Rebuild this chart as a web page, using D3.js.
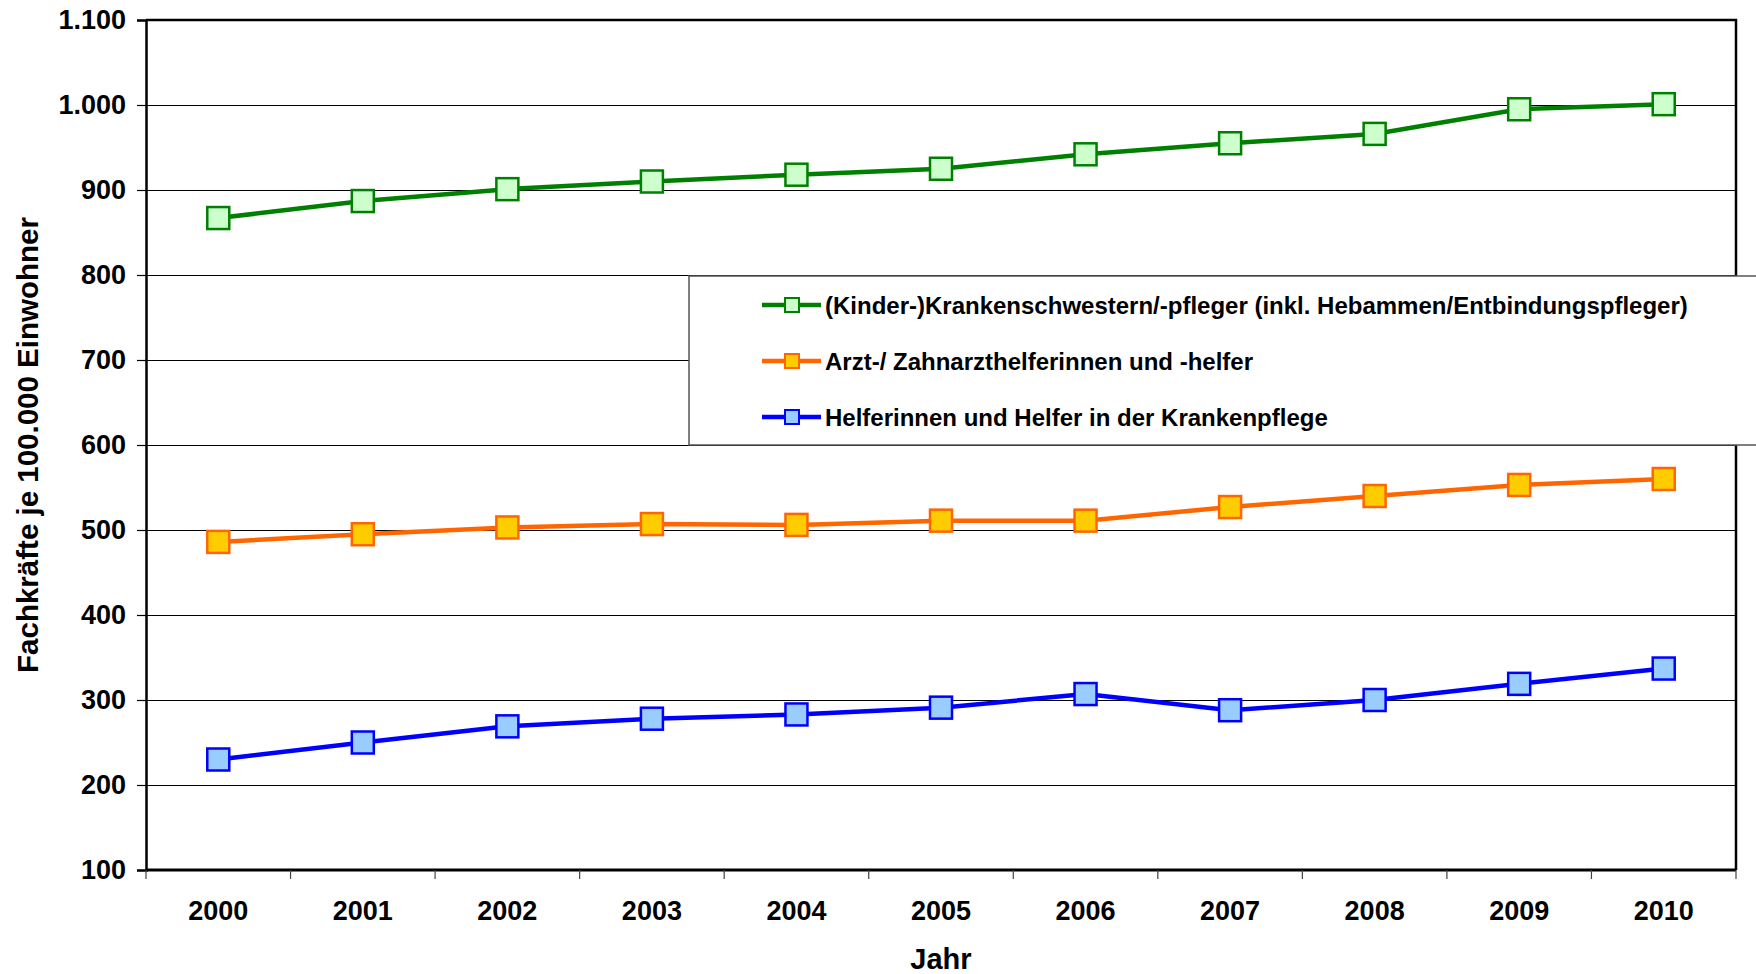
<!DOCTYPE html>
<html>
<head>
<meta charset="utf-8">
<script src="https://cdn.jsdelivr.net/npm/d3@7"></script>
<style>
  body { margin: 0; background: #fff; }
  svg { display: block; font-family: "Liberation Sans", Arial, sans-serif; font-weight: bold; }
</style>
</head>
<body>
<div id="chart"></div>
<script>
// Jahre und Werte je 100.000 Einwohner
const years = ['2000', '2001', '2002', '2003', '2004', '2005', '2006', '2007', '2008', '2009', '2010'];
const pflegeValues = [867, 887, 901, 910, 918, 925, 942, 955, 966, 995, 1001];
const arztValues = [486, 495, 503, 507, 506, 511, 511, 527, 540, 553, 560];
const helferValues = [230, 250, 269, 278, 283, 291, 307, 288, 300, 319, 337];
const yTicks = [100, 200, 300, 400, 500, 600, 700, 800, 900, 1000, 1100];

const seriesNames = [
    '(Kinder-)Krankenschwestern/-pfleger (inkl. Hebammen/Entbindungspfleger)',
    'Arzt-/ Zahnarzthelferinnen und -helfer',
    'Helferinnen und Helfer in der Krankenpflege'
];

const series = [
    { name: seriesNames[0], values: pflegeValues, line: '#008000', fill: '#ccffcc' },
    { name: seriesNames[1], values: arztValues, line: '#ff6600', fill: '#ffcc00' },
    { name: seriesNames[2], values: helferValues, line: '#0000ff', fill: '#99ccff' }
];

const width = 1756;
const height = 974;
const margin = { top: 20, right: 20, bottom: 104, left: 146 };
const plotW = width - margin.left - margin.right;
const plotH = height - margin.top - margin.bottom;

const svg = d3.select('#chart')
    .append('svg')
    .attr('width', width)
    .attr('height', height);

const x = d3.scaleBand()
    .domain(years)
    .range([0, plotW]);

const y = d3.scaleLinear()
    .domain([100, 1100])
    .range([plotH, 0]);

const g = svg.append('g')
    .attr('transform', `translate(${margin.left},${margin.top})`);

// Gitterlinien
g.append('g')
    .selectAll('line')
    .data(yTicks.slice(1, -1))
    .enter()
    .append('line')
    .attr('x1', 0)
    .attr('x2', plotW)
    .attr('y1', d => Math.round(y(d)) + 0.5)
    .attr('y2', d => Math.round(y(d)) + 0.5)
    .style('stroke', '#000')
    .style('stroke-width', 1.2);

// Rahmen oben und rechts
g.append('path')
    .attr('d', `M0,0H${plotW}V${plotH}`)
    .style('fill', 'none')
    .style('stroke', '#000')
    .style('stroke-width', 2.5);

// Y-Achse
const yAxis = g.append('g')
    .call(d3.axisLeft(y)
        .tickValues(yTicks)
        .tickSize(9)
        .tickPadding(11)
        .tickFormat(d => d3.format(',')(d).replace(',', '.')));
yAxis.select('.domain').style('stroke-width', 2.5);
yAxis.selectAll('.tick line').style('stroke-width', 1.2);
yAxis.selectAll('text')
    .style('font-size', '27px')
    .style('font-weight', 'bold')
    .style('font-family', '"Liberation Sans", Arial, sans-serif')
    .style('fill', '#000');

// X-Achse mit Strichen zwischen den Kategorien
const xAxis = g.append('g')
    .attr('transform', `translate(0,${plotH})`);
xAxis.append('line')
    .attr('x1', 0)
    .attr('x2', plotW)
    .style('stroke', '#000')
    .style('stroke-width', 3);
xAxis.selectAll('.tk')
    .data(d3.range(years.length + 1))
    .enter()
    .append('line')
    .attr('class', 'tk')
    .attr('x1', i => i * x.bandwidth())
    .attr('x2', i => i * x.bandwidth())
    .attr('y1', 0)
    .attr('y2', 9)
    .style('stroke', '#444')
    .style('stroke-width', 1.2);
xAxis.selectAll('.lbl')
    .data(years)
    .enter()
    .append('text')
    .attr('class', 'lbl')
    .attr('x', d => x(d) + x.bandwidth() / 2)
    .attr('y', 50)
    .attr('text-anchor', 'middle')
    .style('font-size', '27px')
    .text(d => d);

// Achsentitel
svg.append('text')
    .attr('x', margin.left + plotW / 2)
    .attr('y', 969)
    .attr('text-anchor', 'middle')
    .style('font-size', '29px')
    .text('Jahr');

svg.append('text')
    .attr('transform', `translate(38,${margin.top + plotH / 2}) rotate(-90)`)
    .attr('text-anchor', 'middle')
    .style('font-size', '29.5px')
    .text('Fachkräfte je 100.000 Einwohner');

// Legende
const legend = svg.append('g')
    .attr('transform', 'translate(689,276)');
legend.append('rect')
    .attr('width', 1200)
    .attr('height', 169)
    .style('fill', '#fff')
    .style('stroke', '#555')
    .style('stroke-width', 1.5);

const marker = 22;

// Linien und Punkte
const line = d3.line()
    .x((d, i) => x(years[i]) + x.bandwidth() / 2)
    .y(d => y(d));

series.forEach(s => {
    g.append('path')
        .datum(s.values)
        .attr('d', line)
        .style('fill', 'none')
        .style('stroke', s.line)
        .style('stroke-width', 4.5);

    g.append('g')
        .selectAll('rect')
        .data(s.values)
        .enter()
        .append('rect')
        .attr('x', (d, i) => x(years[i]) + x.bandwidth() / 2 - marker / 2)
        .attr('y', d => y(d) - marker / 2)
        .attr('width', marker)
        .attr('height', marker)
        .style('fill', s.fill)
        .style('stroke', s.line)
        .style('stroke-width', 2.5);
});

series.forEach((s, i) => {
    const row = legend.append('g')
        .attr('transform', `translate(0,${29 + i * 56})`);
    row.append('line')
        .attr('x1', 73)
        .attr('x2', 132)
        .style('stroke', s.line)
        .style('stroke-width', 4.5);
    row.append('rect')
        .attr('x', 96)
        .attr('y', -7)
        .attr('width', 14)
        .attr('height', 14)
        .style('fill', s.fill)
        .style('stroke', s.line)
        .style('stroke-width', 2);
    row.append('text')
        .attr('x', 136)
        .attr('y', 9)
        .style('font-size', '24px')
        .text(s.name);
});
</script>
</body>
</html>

::::

→ **Required task**:
Copy down every line of the material above that includes the string "chart".

→ **Result**:
Rebuild this chart as a web page, using D3.js.
<div id="chart"></div>
const svg = d3.select('#chart')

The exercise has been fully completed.